> [Task prompt]: Exactly retype the lines from the top of the data through the line containing "y_ticks = [0, 2, 4]", leaving out every picture.

> [Information supplied]:
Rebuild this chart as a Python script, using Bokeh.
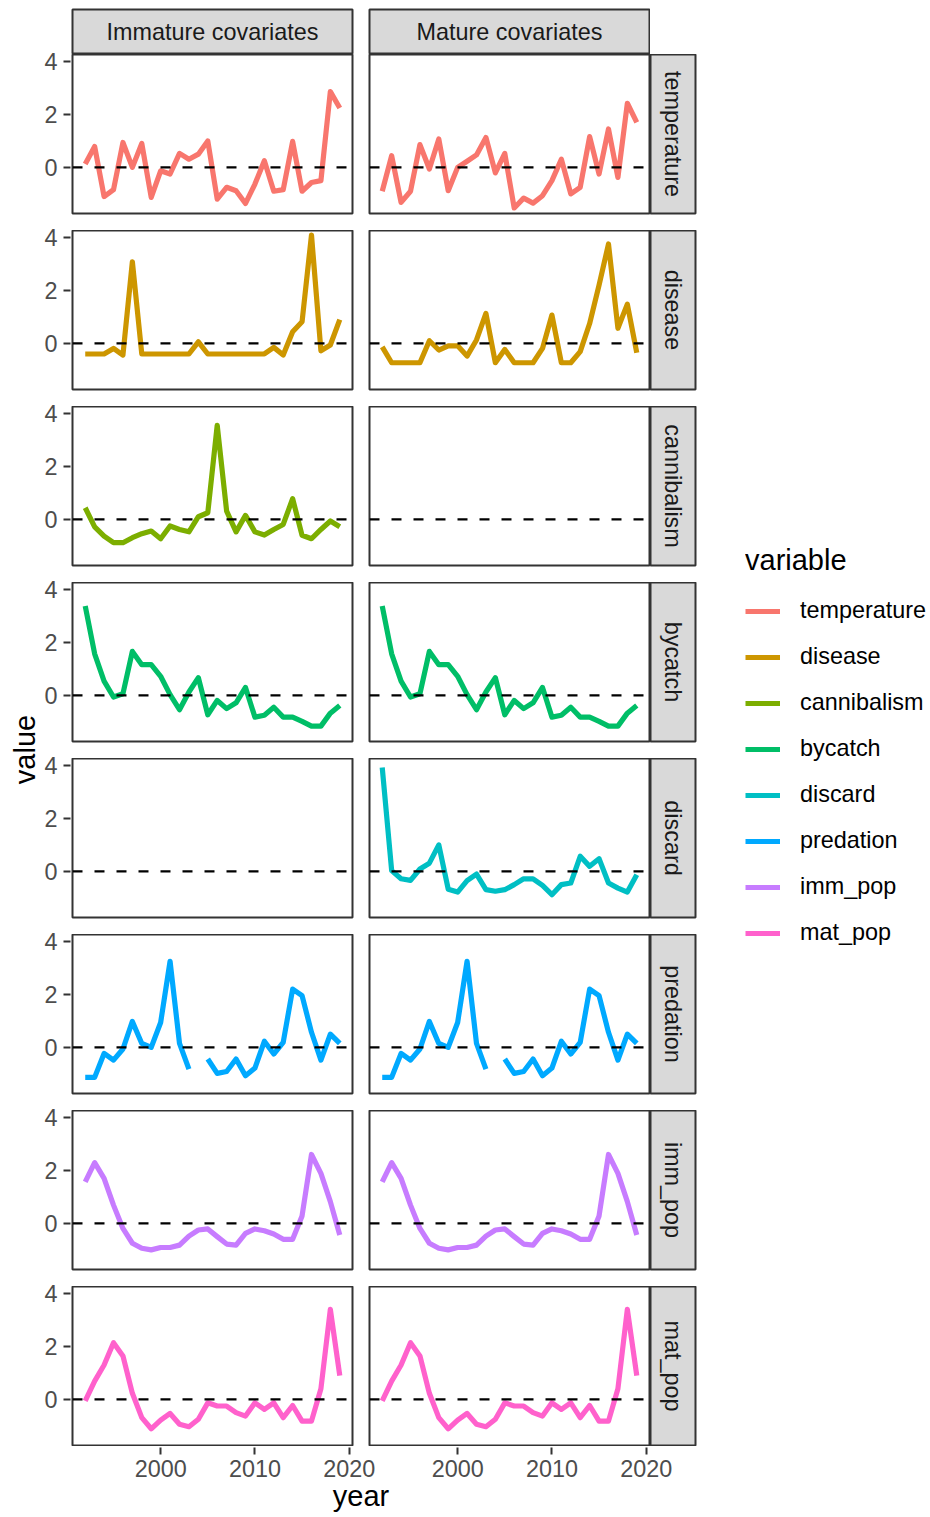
import math
from bokeh.plotting import figure
from bokeh.models import Range1d, Span, FixedTicker, Legend, LegendItem, Spacer, CustomJSTickFormatter
from bokeh.layouts import row, column
from bokeh.embed import file_html
from bokeh.resources import INLINE
from bokeh.core.properties import value

nan = float("nan")
years = list(range(1992, 2020))

variables = ["temperature", "disease", "cannibalism", "bycatch",
             "discard", "predation", "imm_pop", "mat_pop"]
colors = ["#F8766D", "#CD9600", "#7CAE00", "#00BE67",
          "#00BFC4", "#00A9FF", "#C77CFF", "#FF61CC"]
columns_lab = ["Immature covariates", "Mature covariates"]
x_ticks = [2000, 2010, 2020]
y_ticks = [0, 2, 4]

temperature_imm = [0.13, 0.79, -1.10, -0.84, 0.94, 0.00, 0.90, -1.13, -0.13, -0.25, 0.53, 0.31, 0.50, 1.00,
                   -1.20, -0.75, -0.88, -1.36, -0.63, 0.25, -0.90, -0.84, 0.98, -0.90, -0.57, -0.50, 2.86, 2.24]
temperature_mat = [-0.90, 0.44, -1.32, -0.90, 0.86, -0.06, 1.07, -0.88, 0.00, 0.23, 0.47, 1.13, -0.21, 0.53,
                   -1.53, -1.16, -1.35, -1.07, -0.50, 0.31, -1.00, -0.75, 1.16, -0.25, 1.45, -0.38, 2.42, 1.70]
disease_imm = [-0.40, -0.40, -0.40, -0.19, -0.44, 3.08, -0.40, -0.40, -0.40, -0.40, -0.40, -0.40, 0.06, -0.40,
               -0.40, -0.40, -0.40, -0.40, -0.40, -0.40, -0.15, -0.44, 0.44, 0.82, 4.09, -0.28, -0.06, 0.90]
disease_mat = [-0.13, -0.73, -0.73, -0.73, -0.73, 0.10, -0.25, -0.09, -0.09, -0.48, 0.13, 1.13, -0.73, -0.23,
               -0.73, -0.73, -0.73, -0.19, 1.07, -0.73, -0.73, -0.31, 0.75, 2.20, 3.75, 0.57, 1.48, -0.35]
cannibalism_imm = [0.44, -0.28, -0.63, -0.88, -0.88, -0.69, -0.54, -0.44, -0.73, -0.25, -0.38, -0.47, 0.10, 0.25,
                   3.55, 0.31, -0.47, 0.15, -0.47, -0.59, -0.38, -0.19, 0.78, -0.60, -0.73, -0.38, -0.06, -0.28]
bycatch_all = [3.37, 1.57, 0.54, -0.06, 0.06, 1.66, 1.16, 1.16, 0.72, 0.03, -0.54, 0.13, 0.67, -0.73,
               -0.19, -0.50, -0.28, 0.30, -0.82, -0.75, -0.45, -0.82, -0.82, -0.98, -1.16, -1.16, -0.67, -0.38]
discard_mat = [3.92, 0.03, -0.28, -0.34, 0.09, 0.31, 1.00, -0.67, -0.78, -0.35, -0.10, -0.69, -0.75, -0.69,
               -0.50, -0.28, -0.28, -0.53, -0.88, -0.50, -0.44, 0.57, 0.19, 0.48, -0.44, -0.63, -0.78, -0.13]
predation_all = [-1.13, -1.13, -0.23, -0.48, -0.06, 0.98, 0.15, 0.00, 0.94, 3.25, 0.15, -0.82, nan, -0.44,
                 -0.98, -0.91, -0.44, -1.07, -0.78, 0.23, -0.25, 0.19, 2.20, 1.95, 0.57, -0.48, 0.50, 0.15]
imm_pop_all = [1.57, 2.29, 1.70, 0.69, -0.19, -0.75, -0.94, -1.00, -0.91, -0.91, -0.82, -0.48, -0.25, -0.21,
               -0.50, -0.78, -0.82, -0.38, -0.21, -0.28, -0.40, -0.60, -0.60, 0.28, 2.60, 1.89, 0.82, -0.44]
mat_pop_all = [-0.06, 0.69, 1.30, 2.14, 1.64, 0.23, -0.69, -1.11, -0.78, -0.53, -0.94, -1.03, -0.75, -0.13,
               -0.25, -0.25, -0.50, -0.63, -0.13, -0.38, -0.13, -0.69, -0.23, -0.82, -0.82, 0.40, 3.40, 0.90]

series_imm = [temperature_imm, disease_imm, cannibalism_imm, bycatch_all,
              None, predation_all, imm_pop_all, mat_pop_all]
series_mat = [temperature_mat, disease_mat, None, bycatch_all,
              discard_mat, predation_all, imm_pop_all, mat_pop_all]

FONT = "Liberation Sans"
SMALL = "23.4px"
BIG = "29px"
X0, X1 = 1990.65, 2020.35
Y0, Y1 = -1.74, 4.26
FRAME_W = 280
FRAME_H = 159
ROW_H = 176
STRIP_H = 46
LW = 5.2
AX_H = 69
N = len(variables)


def base_fig(**kw):
    p = figure(output_backend="svg", toolbar_location=None, **kw)
    p.grid.visible = False
    p.background_fill_color = "white"
    p.border_fill_color = "white"
    return p


def style_axis(ax, standoff):
    ax.axis_line_color = None
    ax.major_tick_line_color = "#333333"
    ax.major_tick_line_width = 2
    ax.major_tick_out = 7
    ax.major_tick_in = 0
    ax.minor_tick_line_color = None
    ax.major_label_text_font = FONT
    ax.major_label_text_font_size = SMALL
    ax.major_label_text_color = "#4D4D4D"
    ax.major_label_standoff = standoff
    ax.axis_label_text_font = FONT
    ax.axis_label_text_font_size = BIG
    ax.axis_label_text_font_style = "normal"
    ax.axis_label_text_color = "black"


def panel(r, c):
    left = c == 0
    last = r == N - 1
    w = 289 if left else 290
    mbl = 1 if left else 9
    mbr = 8 if left else 1
    mbb = 1 if last else ROW_H - FRAME_H
    p = base_fig(width=w, height=FRAME_H + mbb,
                 x_range=Range1d(X0, X1), y_range=Range1d(Y0, Y1),
                 x_axis_location=None, y_axis_location=None,
                 min_border_left=mbl, min_border_right=mbr,
                 min_border_top=0, min_border_bottom=mbb)
    p.outline_line_color = "#333333"
    p.outline_line_width = 2
    s = (series_imm if left else series_mat)[r]
    if s is not None:
        p.line(years, s, line_color=colors[r], line_width=LW, line_join="round")
    p.add_layout(Span(location=0, dimension="width", line_color="black",
                      line_width=2.4, line_dash="10 12"))
    return p


def y_axis_fig():
    # narrow figure holding the y axis of one left-column panel
    p = base_fig(width=31, height=ROW_H, x_range=Range1d(0, 1), y_range=Range1d(Y0, Y1),
                 x_axis_location=None, y_axis_location="left",
                 min_border_left=30, min_border_right=0,
                 min_border_top=8, min_border_bottom=ROW_H - FRAME_H - 8)
    p.outline_line_color = None
    for ax in p.yaxis:
        style_axis(ax, 6)
        ax.ticker = FixedTicker(ticks=y_ticks)
    return p


def strip_top(label, left):
    w = 289 if left else 290
    p = base_fig(width=w, height=STRIP_H, x_range=Range1d(0, 1), y_range=Range1d(0, 1),
                 x_axis_location=None, y_axis_location=None,
                 min_border_left=1 if left else 9, min_border_right=8 if left else 1,
                 min_border_top=1, min_border_bottom=0)
    p.background_fill_color = "#D9D9D9"
    p.outline_line_color = "#333333"
    p.outline_line_width = 2
    p.text(x=[0.5], y=[0.5], text=[label], text_align="center", text_baseline="middle",
           text_font=value(FONT), text_font_size=SMALL, text_color="#1A1A1A")
    return p


def strip_right(label, last):
    mbb = 1 if last else ROW_H - FRAME_H
    p = base_fig(width=50, height=FRAME_H + mbb, x_range=Range1d(0, 1), y_range=Range1d(0, 1),
                 x_axis_location=None, y_axis_location=None,
                 min_border_left=0, min_border_right=5,
                 min_border_top=0, min_border_bottom=mbb)
    p.background_fill_color = "#D9D9D9"
    p.outline_line_color = "#333333"
    p.outline_line_width = 2
    p.text(x=[0.5], y=[0.5], text=[label], angle=-math.pi / 2,
           text_align="center", text_baseline="middle",
           text_font=value(FONT), text_font_size=SMALL, text_color="#1A1A1A")
    return p


rows = [row(strip_top(columns_lab[0], True), strip_top(columns_lab[1], False),
            Spacer(width=50, height=STRIP_H))]
for r, v in enumerate(variables):
    rows.append(row(panel(r, 0), panel(r, 1), strip_right(v, r == N - 1)))

# shared bottom axis spanning both panel columns (carries the "year" title)
px_per_year = FRAME_W / (X1 - X0)
axis_span_px = 577
offset = 297 / px_per_year
ax_fig = base_fig(width=629, height=AX_H,
                  x_range=Range1d(X0, X0 + axis_span_px / px_per_year), y_range=Range1d(0, 1),
                  x_axis_location="below", y_axis_location=None,
                  min_border_left=1, min_border_right=51, min_border_top=0, min_border_bottom=AX_H - 1)
ax_fig.outline_line_color = None
for ax in ax_fig.xaxis:
    style_axis(ax, 5)
    ax.ticker = FixedTicker(ticks=x_ticks + [t + offset for t in x_ticks])
    ax.formatter = CustomJSTickFormatter(args=dict(off=offset),
                                         code="return String(Math.round(tick > 2025 ? tick - off : tick));")
    ax.axis_label = "year"
    ax.axis_label_standoff = 0

grid = column(*rows, ax_fig)
TOTAL_H = STRIP_H + ROW_H * (N - 1) + (FRAME_H + 1) + AX_H

yaxis_col = column(Spacer(width=31, height=STRIP_H - 8),
                   *[y_axis_fig() for _ in variables],
                   Spacer(width=31, height=TOTAL_H - (STRIP_H - 8) - ROW_H * N))

# left strip that carries the shared "value" title
value_fig = base_fig(width=32, height=TOTAL_H, x_range=Range1d(0, 1), y_range=Range1d(0, 1),
                     x_axis_location=None, y_axis_location="left",
                     min_border_left=31, min_border_right=0, min_border_top=0,
                     min_border_bottom=TOTAL_H - 2 * (749 - 8))
value_fig.outline_line_color = None
for ax in value_fig.yaxis:
    style_axis(ax, 0)
    ax.ticker = FixedTicker(ticks=[])
    ax.major_tick_out = 0
    ax.axis_label = "value"
    ax.axis_label_standoff = 0

leg_fig = base_fig(width=228, height=TOTAL_H, x_range=Range1d(0, 1), y_range=Range1d(0, 1),
                   x_axis_location=None, y_axis_location=None,
                   min_border_left=45, min_border_right=0, min_border_top=536, min_border_bottom=0)
leg_fig.outline_line_color = None
items = []
for v, col, s_i, s_m in zip(variables, colors, series_imm, series_mat):
    s = s_i if s_i is not None else s_m
    # proxy renderer (data lies outside this figure's ranges, only the legend key shows)
    rr = leg_fig.line(years, s, line_color=col, line_width=LW)
    items.append(LegendItem(label=v, renderers=[rr]))
legend = Legend(items=items, location="top_left", title="variable",
                margin=0, padding=0, border_line_color=None, background_fill_alpha=0,
                title_text_font=FONT, title_text_font_size=BIG, title_text_font_style="normal",
                title_text_color="black", title_standoff=20,
                label_text_font=FONT, label_text_font_size=SMALL, label_text_color="black",
                glyph_width=35, glyph_height=26, label_height=26, spacing=19, label_standoff=20)
leg_fig.add_layout(legend)

layout = row(column(value_fig), yaxis_col, grid, column(leg_fig))
layout.margin = (8, 0, 0, 8)

open("out.html", "w").write(file_html(layout, INLINE))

> [Full answer]:
Rebuild this chart as a Python script, using Bokeh.
import math
from bokeh.plotting import figure
from bokeh.models import Range1d, Span, FixedTicker, Legend, LegendItem, Spacer, CustomJSTickFormatter
from bokeh.layouts import row, column
from bokeh.embed import file_html
from bokeh.resources import INLINE
from bokeh.core.properties import value

nan = float("nan")
years = list(range(1992, 2020))

variables = ["temperature", "disease", "cannibalism", "bycatch",
             "discard", "predation", "imm_pop", "mat_pop"]
colors = ["#F8766D", "#CD9600", "#7CAE00", "#00BE67",
          "#00BFC4", "#00A9FF", "#C77CFF", "#FF61CC"]
columns_lab = ["Immature covariates", "Mature covariates"]
x_ticks = [2000, 2010, 2020]
y_ticks = [0, 2, 4]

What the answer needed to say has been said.